Bury hardware cloth, aluminum sheathing, or quarter-inch stainless steel wire mesh at least two feet deep and construct a fence that is at least two feet high. Make your fence at least six feet tall if you’re also trying to keep our larger pests like deer.
How to Make a DIY Mole Trap
If you have a severe mole infestation, you may need to take more drastic measures toward mole removal.
Even if you do need to kill moles, it’s still best to avoid using poison, which is dangerous for pets and children, contaminates the soil, and could kill the predators who may eat a poisoned mole.
One common chemical repellent touted for getting rid of snakes and moles is mothballs. However, these are not very effective, and the chemicals in mothballs are toxic to both humans and pets.

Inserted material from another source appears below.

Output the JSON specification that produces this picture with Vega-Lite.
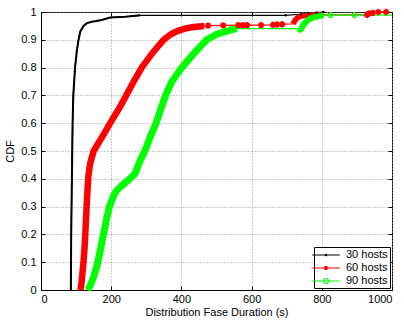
{
  "$schema": "https://vega.github.io/schema/vega-lite/v6.json",
  "width": 351,
  "height": 278,
  "autosize": {"type": "none"},
  "padding": {"left": 41, "top": 12, "right": 12, "bottom": 30},
  "background": "white",
  "config": {
    "font": "Liberation Sans",
    "view": {"stroke": "black", "strokeWidth": 1},
    "axis": {
      "domainColor": "black",
      "tickColor": "black",
      "labelColor": "black",
      "titleColor": "black",
      "labelFontSize": 11,
      "titleFontSize": 11,
      "titleFontWeight": "normal",
      "labelFont": "Liberation Sans",
      "titleFont": "Liberation Sans",
      "gridColor": "#999999",
      "gridDash": [1, 2],
      "gridOpacity": 1,
      "tickSize": -4
    }
  },
  "datasets": {
    "cdf": [
      {"series": "30 hosts", "x": 85, "y": 0},
      {"series": "30 hosts", "x": 86, "y": 0.2},
      {"series": "30 hosts", "x": 88, "y": 0.4},
      {"series": "30 hosts", "x": 90, "y": 0.6},
      {"series": "30 hosts", "x": 92, "y": 0.7},
      {"series": "30 hosts", "x": 97, "y": 0.8},
      {"series": "30 hosts", "x": 102, "y": 0.86},
      {"series": "30 hosts", "x": 107, "y": 0.9},
      {"series": "30 hosts", "x": 112, "y": 0.93},
      {"series": "30 hosts", "x": 121, "y": 0.95},
      {"series": "30 hosts", "x": 131, "y": 0.96},
      {"series": "30 hosts", "x": 145, "y": 0.965},
      {"series": "30 hosts", "x": 169, "y": 0.97},
      {"series": "30 hosts", "x": 185, "y": 0.976},
      {"series": "30 hosts", "x": 197, "y": 0.98},
      {"series": "30 hosts", "x": 240, "y": 0.983},
      {"series": "30 hosts", "x": 283, "y": 0.988},
      {"series": "30 hosts", "x": 697, "y": 0.988},
      {"series": "30 hosts", "x": 740, "y": 0.992},
      {"series": "30 hosts", "x": 762, "y": 0.996},
      {"series": "30 hosts", "x": 785, "y": 0.998},
      {"series": "30 hosts", "x": 805, "y": 1.0},
      {"series": "60 hosts", "x": 112, "y": 0},
      {"series": "60 hosts", "x": 115, "y": 0.02},
      {"series": "60 hosts", "x": 118, "y": 0.06},
      {"series": "60 hosts", "x": 121, "y": 0.1},
      {"series": "60 hosts", "x": 124, "y": 0.15},
      {"series": "60 hosts", "x": 127, "y": 0.22},
      {"series": "60 hosts", "x": 130, "y": 0.3},
      {"series": "60 hosts", "x": 133, "y": 0.37},
      {"series": "60 hosts", "x": 135, "y": 0.41},
      {"series": "60 hosts", "x": 140, "y": 0.455},
      {"series": "60 hosts", "x": 150, "y": 0.5},
      {"series": "60 hosts", "x": 162, "y": 0.525},
      {"series": "60 hosts", "x": 174, "y": 0.55},
      {"series": "60 hosts", "x": 197, "y": 0.6},
      {"series": "60 hosts", "x": 221, "y": 0.65},
      {"series": "60 hosts", "x": 243, "y": 0.7},
      {"series": "60 hosts", "x": 264, "y": 0.75},
      {"series": "60 hosts", "x": 287, "y": 0.8},
      {"series": "60 hosts", "x": 316, "y": 0.85},
      {"series": "60 hosts", "x": 349, "y": 0.9},
      {"series": "60 hosts", "x": 370, "y": 0.92},
      {"series": "60 hosts", "x": 390, "y": 0.932},
      {"series": "60 hosts", "x": 410, "y": 0.94},
      {"series": "60 hosts", "x": 430, "y": 0.945},
      {"series": "60 hosts", "x": 450, "y": 0.948},
      {"series": "60 hosts", "x": 465, "y": 0.95},
      {"series": "60 hosts", "x": 476, "y": 0.951},
      {"series": "60 hosts", "x": 519, "y": 0.952},
      {"series": "60 hosts", "x": 562, "y": 0.953},
      {"series": "60 hosts", "x": 575, "y": 0.953},
      {"series": "60 hosts", "x": 587, "y": 0.953},
      {"series": "60 hosts", "x": 627, "y": 0.953},
      {"series": "60 hosts", "x": 661, "y": 0.954},
      {"series": "60 hosts", "x": 672, "y": 0.955},
      {"series": "60 hosts", "x": 687, "y": 0.956},
      {"series": "60 hosts", "x": 718, "y": 0.957},
      {"series": "60 hosts", "x": 722, "y": 0.966},
      {"series": "60 hosts", "x": 727, "y": 0.975},
      {"series": "60 hosts", "x": 735, "y": 0.983},
      {"series": "60 hosts", "x": 750, "y": 0.987},
      {"series": "60 hosts", "x": 770, "y": 0.989},
      {"series": "60 hosts", "x": 795, "y": 0.99},
      {"series": "60 hosts", "x": 929, "y": 0.99},
      {"series": "60 hosts", "x": 935, "y": 0.995},
      {"series": "60 hosts", "x": 945, "y": 0.997},
      {"series": "60 hosts", "x": 961, "y": 1.0},
      {"series": "60 hosts", "x": 983, "y": 1.0},
      {"series": "90 hosts", "x": 133, "y": 0},
      {"series": "90 hosts", "x": 140, "y": 0.015},
      {"series": "90 hosts", "x": 150, "y": 0.047},
      {"series": "90 hosts", "x": 160, "y": 0.09},
      {"series": "90 hosts", "x": 169, "y": 0.143},
      {"series": "90 hosts", "x": 178, "y": 0.2},
      {"series": "90 hosts", "x": 188, "y": 0.263},
      {"series": "90 hosts", "x": 195, "y": 0.3},
      {"series": "90 hosts", "x": 202, "y": 0.323},
      {"series": "90 hosts", "x": 209, "y": 0.345},
      {"series": "90 hosts", "x": 216, "y": 0.359},
      {"series": "90 hosts", "x": 230, "y": 0.375},
      {"series": "90 hosts", "x": 249, "y": 0.395},
      {"series": "90 hosts", "x": 268, "y": 0.419},
      {"series": "90 hosts", "x": 283, "y": 0.467},
      {"series": "90 hosts", "x": 297, "y": 0.503},
      {"series": "90 hosts", "x": 311, "y": 0.55},
      {"series": "90 hosts", "x": 328, "y": 0.6},
      {"series": "90 hosts", "x": 341, "y": 0.65},
      {"series": "90 hosts", "x": 355, "y": 0.7},
      {"series": "90 hosts", "x": 373, "y": 0.75},
      {"series": "90 hosts", "x": 401, "y": 0.8},
      {"series": "90 hosts", "x": 435, "y": 0.85},
      {"series": "90 hosts", "x": 472, "y": 0.9},
      {"series": "90 hosts", "x": 501, "y": 0.92},
      {"series": "90 hosts", "x": 539, "y": 0.935},
      {"series": "90 hosts", "x": 558, "y": 0.94},
      {"series": "90 hosts", "x": 733, "y": 0.94},
      {"series": "90 hosts", "x": 738, "y": 0.937},
      {"series": "90 hosts", "x": 742, "y": 0.94},
      {"series": "90 hosts", "x": 748, "y": 0.955},
      {"series": "90 hosts", "x": 755, "y": 0.965},
      {"series": "90 hosts", "x": 765, "y": 0.975},
      {"series": "90 hosts", "x": 780, "y": 0.982},
      {"series": "90 hosts", "x": 795, "y": 0.986},
      {"series": "90 hosts", "x": 805, "y": 0.989},
      {"series": "90 hosts", "x": 825, "y": 0.989},
      {"series": "90 hosts", "x": 893, "y": 0.989},
      {"series": "90 hosts", "x": 1000, "y": 0.989}
    ]
  },
  "data": {"name": "cdf"},
  "encoding": {
    "x": {"field": "x", "type": "quantitative", "scale": {"domain": [0, 1000], "nice": false}},
    "y": {"field": "y", "type": "quantitative", "scale": {"domain": [0, 1], "nice": false}}
  },
  "layer": [
    {
      "mark": {"type": "point", "opacity": 0},
      "encoding": {
        "x": {"field": "x", "type": "quantitative", "axis": {"orient": "top", "labels": false, "grid": false, "title": null, "values": [0, 200, 400, 600, 800, 1000], "domain": false}},
        "y": {"field": "y", "type": "quantitative", "axis": {"orient": "right", "labels": false, "grid": false, "title": null, "values": [0, 0.1, 0.2, 0.3, 0.4, 0.5, 0.6, 0.7, 0.8, 0.9, 1], "domain": false}}
      }
    },
    {
      "mark": {"type": "line", "strokeWidth": 1.2},
      "encoding": {
        "x": {"field": "x", "type": "quantitative", "axis": {"values": [0, 200, 400, 600, 800, 1000], "format": "d", "grid": true, "title": "Distribution Fase Duration (s)", "labelPadding": 7, "titlePadding": 2}},
        "y": {"field": "y", "type": "quantitative", "axis": {"values": [0, 0.1, 0.2, 0.3, 0.4, 0.5, 0.6, 0.7, 0.8, 0.9, 1], "format": ".1~f", "grid": true, "title": "CDF", "labelPadding": 9, "titlePadding": 5}},
        "color": {
          "field": "series",
          "type": "nominal",
          "scale": {"domain": ["30 hosts", "60 hosts", "90 hosts"], "range": ["#000000", "#ff0000", "#00ff00"]},
          "legend": {
            "title": null,
            "orient": "bottom-right",
            "offset": 2,
            "padding": 2,
            "strokeColor": "black",
            "fillColor": "white",
            "labelFontSize": 11,
            "labelFont": "Liberation Sans",
            "labelColor": "black",
            "symbolSize": 100,
            "symbolOffset": 4,
            "labelOffset": 14,
            "rowPadding": 2,
            "encode": {
              "symbols": {
                "update": {
                  "shape": {"signal": "datum.value == '30 hosts' ? 'M-2.75,0H2.75M-0.15,0A0.15,0.15 0 1,0 0.15,0A0.15,0.15 0 1,0 -0.15,0' : datum.value == '60 hosts' ? 'M-2.75,0H2.75M-0.4,0H0.4M0,-0.4V0.4M-0.3,-0.3L0.3,0.3M-0.3,0.3L0.3,-0.3' : 'M-2.75,0H2.75M-0.5,0A0.5,0.5 0 1,0 0.5,0A0.5,0.5 0 1,0 -0.5,0'"},
                  "fill": {"value": "transparent"},
                  "fillOpacity": {"value": 0},
                  "strokeWidth": {"value": 1.2},
                  "opacity": {"value": 1}
                }
              }
            }
          }
        }
      }
    },
    {
      "transform": [{"filter": "datum.series == '30 hosts' && datum.x <= 300"}],
      "mark": {"type": "line", "strokeWidth": 2},
      "encoding": {"x": {"field": "x", "type": "quantitative", "axis": null}, "y": {"field": "y", "type": "quantitative", "axis": null}, "color": {"field": "series", "type": "nominal"}}
    },
    {
      "transform": [{"filter": "datum.series == '60 hosts' && datum.x <= 465"}],
      "mark": {"type": "line", "strokeWidth": 6.5},
      "encoding": {"x": {"field": "x", "type": "quantitative", "axis": null}, "y": {"field": "y", "type": "quantitative", "axis": null}, "color": {"field": "series", "type": "nominal"}}
    },
    {
      "transform": [{"filter": "datum.series == '60 hosts' && datum.x >= 718 && datum.x <= 800"}],
      "mark": {"type": "line", "strokeWidth": 5.5},
      "encoding": {"x": {"field": "x", "type": "quantitative", "axis": null}, "y": {"field": "y", "type": "quantitative", "axis": null}, "color": {"field": "series", "type": "nominal"}}
    },
    {
      "transform": [{"filter": "datum.series == '90 hosts' && datum.x <= 560"}],
      "mark": {"type": "line", "strokeWidth": 7},
      "encoding": {"x": {"field": "x", "type": "quantitative", "axis": null}, "y": {"field": "y", "type": "quantitative", "axis": null}, "color": {"field": "series", "type": "nominal"}}
    },
    {
      "transform": [{"filter": "datum.series == '90 hosts' && datum.x >= 733 && datum.x <= 810"}],
      "mark": {"type": "line", "strokeWidth": 6},
      "encoding": {"x": {"field": "x", "type": "quantitative", "axis": null}, "y": {"field": "y", "type": "quantitative", "axis": null}, "color": {"field": "series", "type": "nominal"}}
    },
    {
      "transform": [{"filter": "datum.series == '30 hosts' && datum.x >= 690"}],
      "mark": {"type": "point", "shape": "circle", "filled": true, "size": 6, "opacity": 1},
      "encoding": {"x": {"field": "x", "type": "quantitative", "axis": null}, "y": {"field": "y", "type": "quantitative", "axis": null}, "color": {"field": "series", "type": "nominal"}}
    },
    {
      "transform": [{"filter": "datum.series == '60 hosts' && ((datum.x > 465 && datum.x < 718) || datum.x > 900)"}],
      "mark": {"type": "point", "shape": "M-1,0H1M0,-1V1M-0.7,-0.7L0.7,0.7M-0.7,0.7L0.7,-0.7", "filled": false, "size": 40, "strokeWidth": 1.8, "opacity": 1},
      "encoding": {"x": {"field": "x", "type": "quantitative", "axis": null}, "y": {"field": "y", "type": "quantitative", "axis": null}, "color": {"field": "series", "type": "nominal"}}
    },
    {
      "transform": [{"filter": "datum.series == '90 hosts' && datum.x > 810 && datum.x < 1000"}],
      "mark": {"type": "point", "shape": "circle", "filled": false, "size": 22, "strokeWidth": 1.2, "opacity": 1},
      "encoding": {"x": {"field": "x", "type": "quantitative", "axis": null}, "y": {"field": "y", "type": "quantitative", "axis": null}, "color": {"field": "series", "type": "nominal"}}
    }
  ],
  "resolve": {"axis": {"x": "independent", "y": "independent"}}
}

Spring-loaded or choker-loop traps are available at pest control stores. Alternatively, it’s possible to live-trap the moles and relocate them. Follow these straightforward directions to make your own eco-friendly DIY mole trap.
For one of the natural ways to get rid of moles, find the most active tunneling site. Dig a hole that is slightly more than wide enough to fit the bucket and roughly three inches deeper than the bucket is tall.
Make several holes in the bottom of the bucket so that the moles have a sense of openness below.
Place three to four inches of soil in the bottom of the bucket. Place the bucket in the hole and backfill around the sides with loose soil. Slope the sides toward the top of the bucket.
In the small plastic container, place six to eight earthworms in the bottom with enough soil to keep the worms alive, but not so much that they can escape. Work the container with the worms into the soil at the bottom of the bucket as bait for the moles.
While installing the trap, stand on boards to avoid compacting the surrounding soil. Once you set your trap, cover the top with mulch or turf.
Check the trap every few days, but not too often to not give too much sign of human presence. Wear gloves when assembling, setting, and checking the trap to mask the human scent.
Mole tunnels sometimes cause severe problems for homeowners. They result in plant damage and sometimes lead to other rodent invasions. However, there are various natural ways to keep moles away.
From applying repellents like castor oil and coffee grounds to employing the help of Mother Nature through companion planting and attracting natural predators, mole removal can take many forms.
Use these tips and home remedies and learn the best way to keep moles away from your property.